With Minthara, this wasn't the case. The only way to get her was to be evil (well, "not good") which I don't want. For me, that was missing content which I was never going to experience. I don't think the value added in making the Evil Playthrough unique is worth the value lost in all other playthroughs. Companions are simply too valuable for this.
Yes, but I'm not convinced any of that is a good thing. I get the value of individual playthroughs not being identical. Remnant does this by randomly rolling only SOME of its full body of content with each campaign. I'm just not convinced that consquences on this scale are a good thing. I would prefer to have one enjoyable playthrough over two sub-par ones.

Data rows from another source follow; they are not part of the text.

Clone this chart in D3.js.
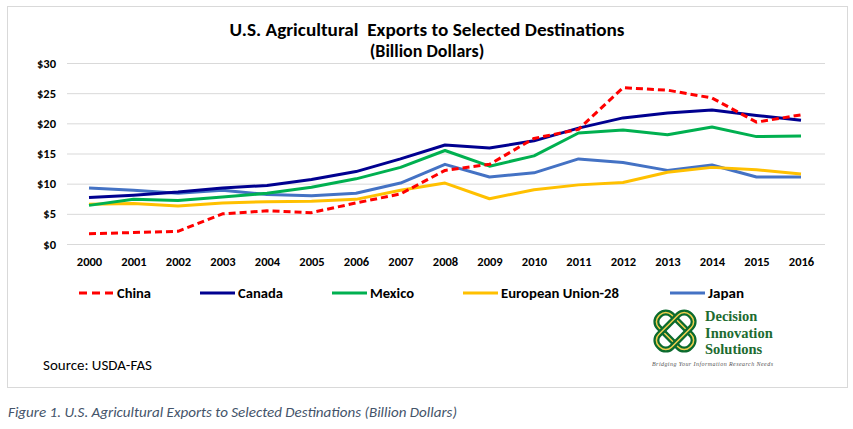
<!DOCTYPE html>
<html>
<head>
<meta charset="utf-8">
<script src="https://cdn.jsdelivr.net/npm/d3@7"></script>
<style>
body { margin: 0; background: #fff; }
svg text { font-family: Carlito, Lato, "Liberation Sans", sans-serif; }
</style>
</head>
<body>
<div id="chart"></div>
<script>
const years = [2000,2001,2002,2003,2004,2005,2006,2007,2008,2009,2010,2011,2012,2013,2014,2015,2016];
const china  = [1.7,1.9,2.1,5.0,5.5,5.2,6.8,8.3,12.2,13.2,17.5,19.0,25.9,25.5,24.2,20.2,21.4];
const canada = [7.7,8.1,8.6,9.3,9.7,10.7,12.0,14.1,16.4,15.9,17.1,19.2,20.9,21.7,22.2,21.3,20.5];
const mexico = [6.4,7.4,7.2,7.8,8.4,9.4,10.8,12.7,15.5,12.9,14.6,18.4,18.9,18.1,19.4,17.8,17.9];
const eu28   = [6.6,6.7,6.3,6.8,7.0,7.1,7.4,8.9,10.1,7.5,9.0,9.8,10.2,11.9,12.7,12.3,11.6];
const japan  = [9.3,8.9,8.4,8.9,8.2,8.0,8.4,10.1,13.2,11.1,11.8,14.1,13.5,12.2,13.1,11.1,11.1];
const y_ticks = [0,5,10,15,20,25,30];

// drawing order: last one ends on top
const series = [
	{name: 'Japan', values: japan, color: '#4472c4', dash: null},
	{name: 'European Union-28', values: eu28, color: '#ffc000', dash: null},
	{name: 'Mexico', values: mexico, color: '#00b050', dash: null},
	{name: 'Canada', values: canada, color: '#000090', dash: null},
	{name: 'China', values: china, color: '#ff0000', dash: '7,4'}
];
const legend_order = ['China','Canada','Mexico','European Union-28','Japan'];
const legend_x = [79,200,332,463,670];
const legend_len = [34,45,44,118,36];

const width = 853, height = 429;

const svg = d3.select('#chart').append('svg')
	.attr('width', width)
	.attr('height', height);

// outer frame
svg.append('rect')
	.attr('x', 7.5).attr('y', 6.5)
	.attr('width', 840).attr('height', 381)
	.attr('fill', '#fff')
	.attr('stroke', '#d9d9d9')
	.attr('stroke-width', 1);

// title
svg.append('text')
	.attr('x', 427).attr('y', 36)
	.attr('text-anchor', 'middle')
	.attr('font-size', 18).attr('font-weight', 'bold').attr('fill', '#000')
	.attr('xml:space', 'preserve')
	.attr('textLength', 395).attr('lengthAdjust', 'spacingAndGlyphs')
	.text('U.S. Agricultural  Exports to Selected Destinations');
svg.append('text')
	.attr('x', 427).attr('y', 57)
	.attr('text-anchor', 'middle')
	.attr('font-size', 18).attr('font-weight', 'bold').attr('fill', '#000')
	.text('(Billion Dollars)');

let x = d3.scalePoint()
	.domain(years)
	.range([89, 801]);

let y = d3.scaleLinear()
	.domain([0, 30])
	.range([244, 63]);

// gridlines
let grid = svg.append('g')
	.attr('transform', 'translate(67,0)')
	.call(d3.axisLeft(y).tickValues(y_ticks).tickSize(-758).tickFormat(''));
grid.select('.domain').remove();
grid.selectAll('line').attr('stroke', '#d9d9d9').attr('stroke-width', 1);

// y labels
let y_axis = svg.append('g')
	.attr('transform', 'translate(56,0)')
	.call(d3.axisLeft(y).tickValues(y_ticks).tickSize(0).tickPadding(0).tickFormat(d => '$' + d));
y_axis.select('.domain').remove();
y_axis.selectAll('text')
	.attr('font-size', 12.5).attr('font-weight', 'bold').attr('fill', '#000')
	.style('font-family', 'Carlito, Lato, sans-serif');

// x labels
let x_axis = svg.append('g')
	.attr('transform', 'translate(0,257)')
	.call(d3.axisBottom(x).tickSize(0).tickPadding(0).tickFormat(d => d));
x_axis.select('.domain').remove();
x_axis.selectAll('text')
	.attr('font-size', 12.5).attr('font-weight', 'bold').attr('fill', '#000')
	.style('font-family', 'Carlito, Lato, sans-serif');

// lines
let line = d3.line()
	.x((d, i) => x(years[i]))
	.y(d => y(d));

series.forEach(function (s) {
	svg.append('path')
		.datum(s.values)
		.attr('d', line)
		.attr('fill', 'none')
		.attr('stroke', s.color)
		.attr('stroke-width', 3)
		.attr('stroke-linejoin', 'round')
		.attr('stroke-dasharray', s.dash);
});

// legend
legend_order.forEach(function (name, i) {
	let s = series.find(d => d.name == name);
	let g = svg.append('g').attr('transform', 'translate(' + legend_x[i] + ',293)');
	g.append('line')
		.attr('x1', 0).attr('x2', 35)
		.attr('stroke', s.color).attr('stroke-width', 3)
		.attr('stroke-dasharray', s.dash ? '8,5' : null);
	g.append('text')
		.attr('x', 38).attr('y', 5)
		.attr('font-size', 13.5).attr('font-weight', 'bold').attr('fill', '#000')
		.attr('textLength', legend_len[i]).attr('lengthAdjust', 'spacingAndGlyphs')
		.text(name);
});

// source
svg.append('text')
	.attr('x', 43).attr('y', 370)
	.attr('font-size', 14).attr('fill', '#000')
	.attr('textLength', 109).attr('lengthAdjust', 'spacingAndGlyphs')
	.text('Source: USDA-FAS');

// logo
let logo = svg.append('g').attr('transform', 'translate(675,331)');
[45, -45].forEach(function (a) {
	logo.append('rect')
		.attr('x', -22).attr('y', -9)
		.attr('width', 44).attr('height', 18)
		.attr('rx', 8)
		.attr('transform', 'rotate(' + a + ')')
		.attr('fill', 'none')
		.attr('stroke', '#0b6b2e').attr('stroke-width', 6);
	logo.append('rect')
		.attr('x', -22).attr('y', -9)
		.attr('width', 44).attr('height', 18)
		.attr('rx', 8)
		.attr('transform', 'rotate(' + a + ')')
		.attr('fill', 'none')
		.attr('stroke', '#f2d04e').attr('stroke-width', 1.5);
});
let logo_text = ['Decision', 'Innovation', 'Solutions'];
logo_text.forEach(function (t, i) {
	svg.append('text')
		.attr('x', 705).attr('y', 321 + i * 16.5)
		.attr('font-size', 14.5).attr('font-weight', 'bold').attr('fill', '#1d6b30')
		.style('font-family', '"Liberation Serif", serif')
		.text(t);
});
svg.append('text')
	.attr('x', 652).attr('y', 366)
	.attr('font-size', 6).attr('font-style', 'italic').attr('fill', '#555')
	.attr('textLength', 121)
	.style('font-family', '"Liberation Serif", serif')
	.text('Bridging Your Information Research Needs');

// caption
svg.append('text')
	.attr('x', 8).attr('y', 417)
	.attr('font-size', 14).attr('font-style', 'italic').attr('fill', '#44546a')
	.attr('textLength', 449).attr('lengthAdjust', 'spacingAndGlyphs')
	.text('Figure 1. U.S. Agricultural Exports to Selected Destinations (Billion Dollars)');
</script>
</body>
</html>
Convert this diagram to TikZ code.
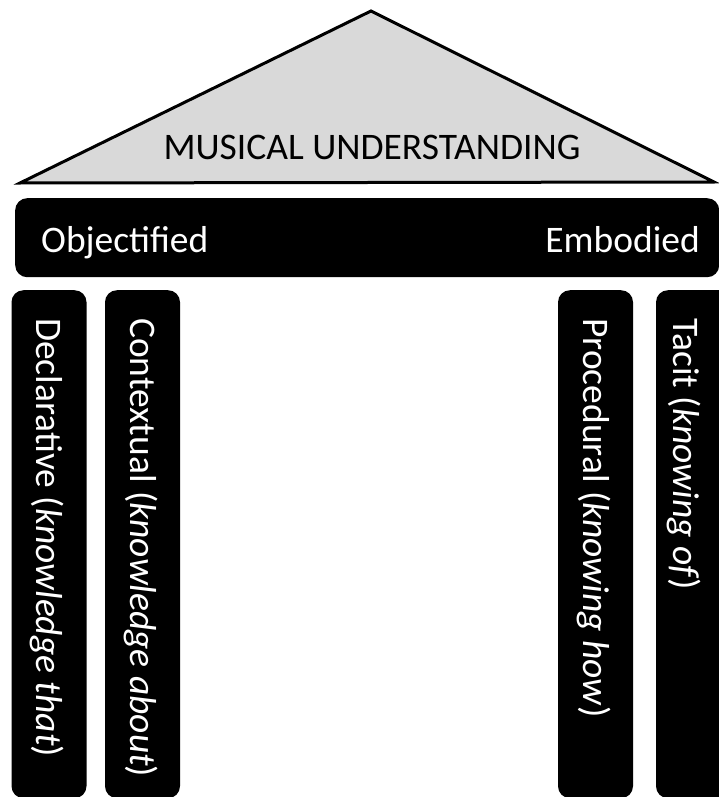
\documentclass[tikz,border=0pt]{standalone}
\usepackage{fontspec}
\setmainfont{Carlito}
\usetikzlibrary{positioning}

\begin{document}
\begin{tikzpicture}
    [x=1pt, y=-1pt,
    every node/.style={font=\fontsize{37.5}{45}\selectfont, inner sep=0pt},
    roof/.style={draw=black, line width=3pt, fill=black!15, line join=miter},
    beam/.style={fill=black, rounded corners=12pt, minimum width=704pt, minimum height=79pt},
    beamlabel/.style={text=white},
    pillar/.style={fill=black, rounded corners=12pt, rotate=-90, anchor=west,
        minimum width=508pt, minimum height=75pt},
    pillarlabel/.style={text=white, rotate=-90, anchor=west}
    ]
    \useasboundingbox (0,0) rectangle (719,797);

    % roof
    \coordinate (eaveL) at (20,183);
    \coordinate (ridge) at (371,11);
    \coordinate (eaveR) at (714,182);
    \draw [roof] (eaveL) -- (ridge) -- (eaveR) -- cycle;
    \node (title) [anchor=base] at (372,159) {MUSICAL UNDERSTANDING};

    % beam
    \node (beam) [beam, anchor=north west] at (15,198) {};
    \node (objectified) [beamlabel, anchor=base west] at (41,252) {Objectified};
    \node (embodied) [beamlabel, anchor=base east] at (700,252) {Embodied};

    % pillars
    \node (declarative) [pillar] at (49,290) {};
    \node (contextual) [pillar] at (142.5,290) {};
    \node (procedural) [pillar] at (595.5,290) {};
    \node (tacit) [pillar] at (693.5,290) {};
    \node (declarativeText) [pillarlabel] at (47,318) {Declarative (\textit{knowledge that})};
    \node (contextualText) [pillarlabel] at (140.5,318) {Contextual (\textit{knowledge about})};
    \node (proceduralText) [pillarlabel] at (593.5,318) {Procedural (\textit{knowing how})};
    \node (tacitText) [pillarlabel] at (684,318) {Tacit (\textit{knowing of})};
\end{tikzpicture}
\end{document}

To go back to Remnant for a second - that game gets around that issue via persistence. The player is expected to go through dozens of full runs, but retains all items acquired. I could help the Custodian pilot N'erud, or I can destroy the entire world. One is good, one is bad, but I get to keep the rewards for each in subsequent playthroughs. I don't get to keep Minthara on my second run of Baldur's Gate just because I helped her raid the Grove in the first, for example.
And I would support that, for the exact same reason. Again - I can convince Leizel to become a Mindflayer, but I can't convince Kharlak to stick around with me in an evil run? I'm not opposed to companions leaving the party when the player does something they find reprehensible, but I would like for the player to be given a skill-check to prevent that.